Psychologowie społeczni dopatrują się jednej wspólnej cechy w tych powodach lubienia, a mianowicie twierdzą, że lubimy ludzi, których zachowanie dostarcza nam swego rodzaju nagród, a od nas samych wymaga jak najmniejszych kosztów, jak najmniejszego wysiłku. Oczywiście w rozumieniu psychologicznym.
Więc kiedy wolimy ludzi o podobnych poglądach, tak naprawdę chodzi o to, że w ten sposób dowartościowujemy siebie, bo fakt, że ktoś myśli tak samo jak my, tworzy w nas przekonanie, że mamy słuszność. Jest to dla nas nagrodą. I odwrotnie – ktoś, kto myśli inaczej, może swoją postawą sugerować, że my tej racji nie mamy. A tego ludzka natura nie lubi. Staje się to wtedy swego rodzaju karą. Takich ludzi unikamy. Czasami jednak lubimy kogoś, kierując się jakimiś innymi czynnikami, a nie znamy jego poglądów. Wtedy mamy cudowną skłonność do tego, żeby z góry zakładać, że postawa danej osoby i nasza są podobne. W konsekwencji częściej dostrzegamy szklankę do połowy pełną niż do połowy pustą – ignorujemy to, co może nas dzielić, a szukamy tego, co może łączyć.
Podobnie jest, jeżeli z kimś współdziałamy, zgodnie współpracujemy. Także wówczas czerpiemy z tego korzyści. Ktoś nam pomaga, słucha naszych wskazówek, uwzględnia pomysły, dzieli z nami nasz trud – same nagrody. Jesteśmy ważni, doceniani, inni się z nami liczą.
Kiedy lubimy osoby, które mają pewne cechy przez nas cenione, na przykład szczerość, kompetencję, inteligencję, utwierdzamy sami siebie w przekonaniu, że i my takie cechy posiadamy. Znów nagroda.
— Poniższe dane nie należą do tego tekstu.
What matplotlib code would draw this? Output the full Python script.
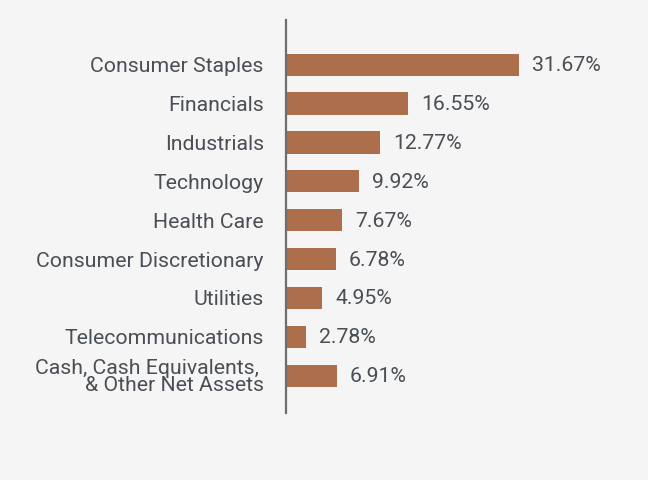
import matplotlib
matplotlib.use("Agg")
import matplotlib.pyplot as plt

categories = ["Consumer Staples", "Financials", "Industrials", "Technology", "Health Care",
              "Consumer Discretionary", "Utilities", "Telecommunications",
              "Cash, Cash Equivalents, \n& Other Net Assets"]
values = [31.67, 16.55, 12.77, 9.92, 7.67, 6.78, 4.95, 2.78, 6.91]
value_labels = ["31.67%", "16.55%", "12.77%", "9.92%", "7.67%", "6.78%", "4.95%", "2.78%", "6.91%"]

plt.rcParams['font.family'] = ['Roboto', 'DejaVu Sans']
bg = "#f5f5f5"
text_color = "#4a4f55"
bar_color = "#ad6e4b"
fs = 15.3

fig = plt.figure(figsize=(6.48, 4.8), dpi=100, facecolor=bg)
ax = fig.add_axes([286/648, 1-413/480, 354/648, 393/480])
ax.set_facecolor(bg)

y = list(range(len(categories)))
ax.barh(y, values, height=0.57, color=bar_color)
ax.set_ylim(8.96, -1.15)
ax.set_xlim(0, 354/7.357)

for yi, v, lab in zip(y, values, value_labels):
    ax.annotate(lab, (v, yi), xytext=(13, -1), textcoords="offset pixels",
                va="center", ha="left", fontsize=fs, color=text_color)

ax.set_yticks(y)
ax.set_yticklabels(categories, fontsize=fs, color=text_color, linespacing=0.92)
ax.tick_params(axis="y", length=0, pad=16)
ax.set_xticks([])
for s in ["top", "right", "bottom"]:
    ax.spines[s].set_visible(False)
ax.spines["left"].set_color("#6b6e72")
ax.spines["left"].set_linewidth(1.6)

fig.savefig("out.png", dpi=100, facecolor=bg)
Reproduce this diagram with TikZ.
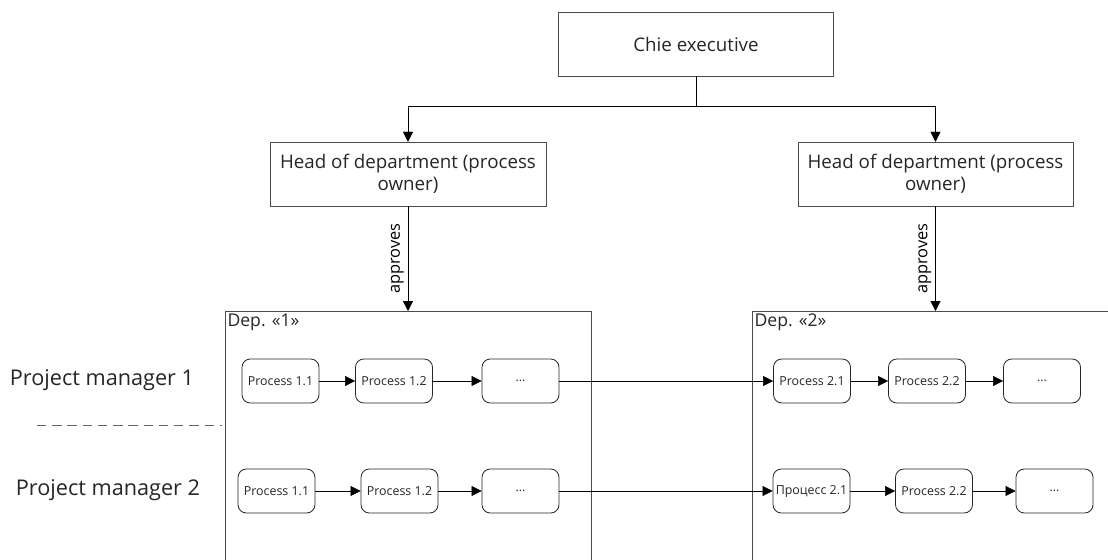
\documentclass[tikz,border=0pt]{standalone}
\usepackage{fontspec}
\setmainfont{Open Sans}
\usetikzlibrary{arrows.meta}

\tikzset{
  bigbox/.style={rectangle,draw=black!70,minimum height=1.92cm,align=center,font=\fontsize{16}{19}\selectfont},
  procbox/.style={rectangle,rounded corners=0.25cm,draw=black!85,line width=0.7pt,minimum width=2.31cm,minimum height=1.32cm,inner sep=1pt,font=\fontsize{10.6}{12}\selectfont},
  depbox/.style={rectangle,draw=black!70,anchor=north west,minimum height=10cm},
  flow/.style={-{Triangle[length=0.3cm,width=0.3cm]},black}
}

\begin{document}
\begin{tikzpicture}[x=0.03cm,y=-0.03cm,text=black!85]

      \useasboundingbox (0,0) rectangle (1108,560);
      \clip (0,0) rectangle (1108,560);

      \node[bigbox,minimum width=8.25cm] (chief) at (696,44){Chie executive};
      \node[bigbox,minimum width=8.28cm] (head1) at (408,174){Head of department (process\\owner)};
      \node[bigbox,minimum width=8.25cm] (head2) at (935.5,174){Head of department (process\\owner)};

      \draw[flow] (chief.south) -- ++(0,30) -| (head1.north);
      \draw[flow] (chief.south) -- ++(0,30) -| (head2.north);

      \node[depbox,minimum width=10.98cm] (dep1) at (225,311){};
      \node[depbox,minimum width=12cm] (dep2) at (752,311){};
      \node[anchor=north west,inner sep=2pt,font=\fontsize{15}{17}\selectfont] (dep1lbl) at (dep1.north west){Dep. «1»};
      \node[anchor=north west,inner sep=2pt,font=\fontsize{15}{17}\selectfont] (dep2lbl) at (dep2.north west){Dep. «2»};

      \draw[flow] (head1.south) -- node[midway,above,rotate=90,font=\fontsize{14}{16}\selectfont]{approves} (head1.south |- dep1.north);
      \draw[flow] (head2.south) -- node[midway,above,rotate=90,font=\fontsize{14}{16}\selectfont]{approves} (head2.south |- dep2.north);

      \node[font=\fontsize{18.5}{22}\selectfont] (pm1) at (102,380){Project manager 1};
      \node[font=\fontsize{18.5}{22}\selectfont] (pm2) at (108,490){Project manager 2};
      \coordinate (sepl) at (37,425);
      \coordinate (sepr) at (222,425);
      \draw[dashed,black!60,dash pattern=on 8pt off 5pt] (sepl) -- (sepr);

      % project manager 1
      \node[procbox] (a11) at (280.5,381){Process 1.1};
      \node[procbox] (a12) at (394,381){Process 1.2};
      \node[procbox] (a13) at (520.5,381){...};
      \node[procbox] (a21) at (812,381){Process 2.1};
      \node[procbox] (a22) at (927,381){Process 2.2};
      \node[procbox] (a23) at (1042,381){...};

      \draw[flow] (a11) -- (a12);
      \draw[flow] (a12) -- (a13);
      \draw[flow] (a13) -- (a21);
      \draw[flow] (a21) -- (a22);
      \draw[flow] (a22) -- (a23);

      % project manager 2
      \node[procbox] (b11) at (276.5,491){Process 1.1};
      \node[procbox] (b12) at (399.5,491){Process 1.2};
      \node[procbox] (b13) at (520.5,491){...};
      \node[procbox] (b21) at (811.5,491){Процесс 2.1};
      \node[procbox] (b22) at (934,491){Process 2.2};
      \node[procbox] (b23) at (1054.5,491){...};

      \draw[flow] (b11) -- (b12);
      \draw[flow] (b12) -- (b13);
      \draw[flow] (b13) -- (b21);
      \draw[flow] (b21) -- (b22);
      \draw[flow] (b22) -- (b23);

    \end{tikzpicture}
\end{document}
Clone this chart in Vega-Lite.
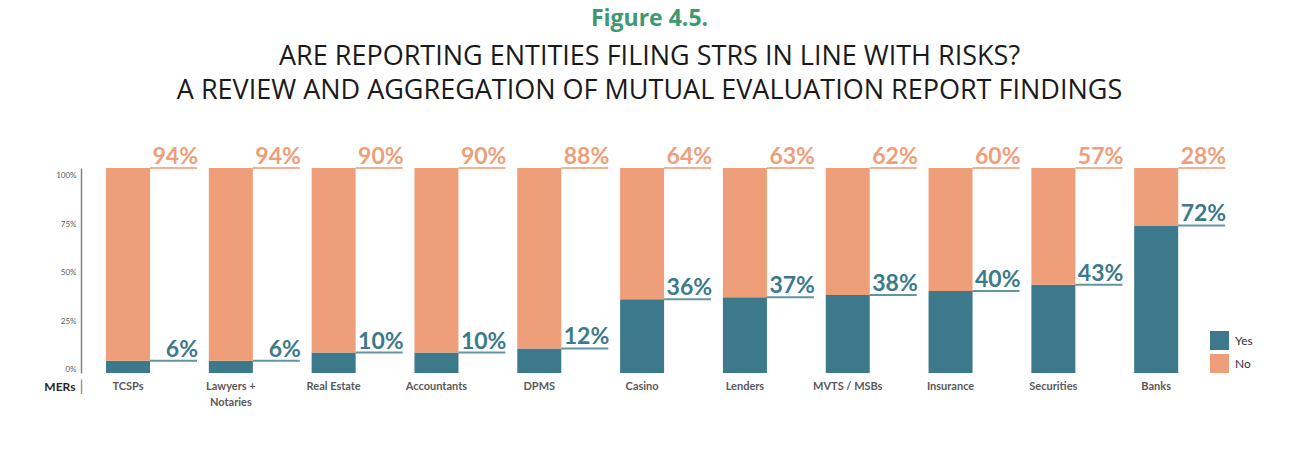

Nawet atrakcyjność fizyczna jest tym czynnikiem, który, choć często temu zaprzeczamy, wpływa na lubienie lub nielubienie. Także dlatego, że wdrukowano nam pewne schematy, w których piękno wiąże się z dobrocią (patrz: baśniowe księżniczki, które oprócz tego, że piękne, były też dobre i mądre). Piękna nie rozumiemy więc tylko powierzchownie. A nawet jeśli, to i tu mechanizm nagrody nie zawodzi – otaczając się ludźmi pięknymi, sami też czujemy się bardziej atrakcyjni.
Ten krótki przegląd powodów lubienia i nielubienia może przynieść nam pewne uczucie ulgi, że niekoniecznie nasze relacje z innymi są wynikiem naszych świadomych wyborów i działań i że jeśli ktoś nam nie przypada do gustu, to jest to nasza wina i coś koniecznie musimy z tym zrobić. Jak widać, podlegamy pewnym powszechnym prawom natury, psychologii i socjologii. Znając te prawa, możemy się do nich twórczo odnieść – szukać tego, co łączy, i wykorzystać to, co może przysporzyć sympatii. Możemy więc świadomie zastosować uśmiech, mając nadzieję, że rozbroi gotową do krytycznej przemowy ciocię. Możemy zacząć współdziałać przy organizacji świątecznych wydarzeń ze świadomością całego dobrodziejstwa, jakie może to ze sobą nieść dla obu stron. Możemy przemilczeć przy wigilijnym stole te poglądy, których nie podziela rozmówca, a żywo rozprawiać o tych, które są nam wspólne.
To drobne triki, ale mogą nadchodzący czas – jeśli przewidujemy, że będzie trudny lub stresujący – ubarwić, rozjaśnić, ocieplić.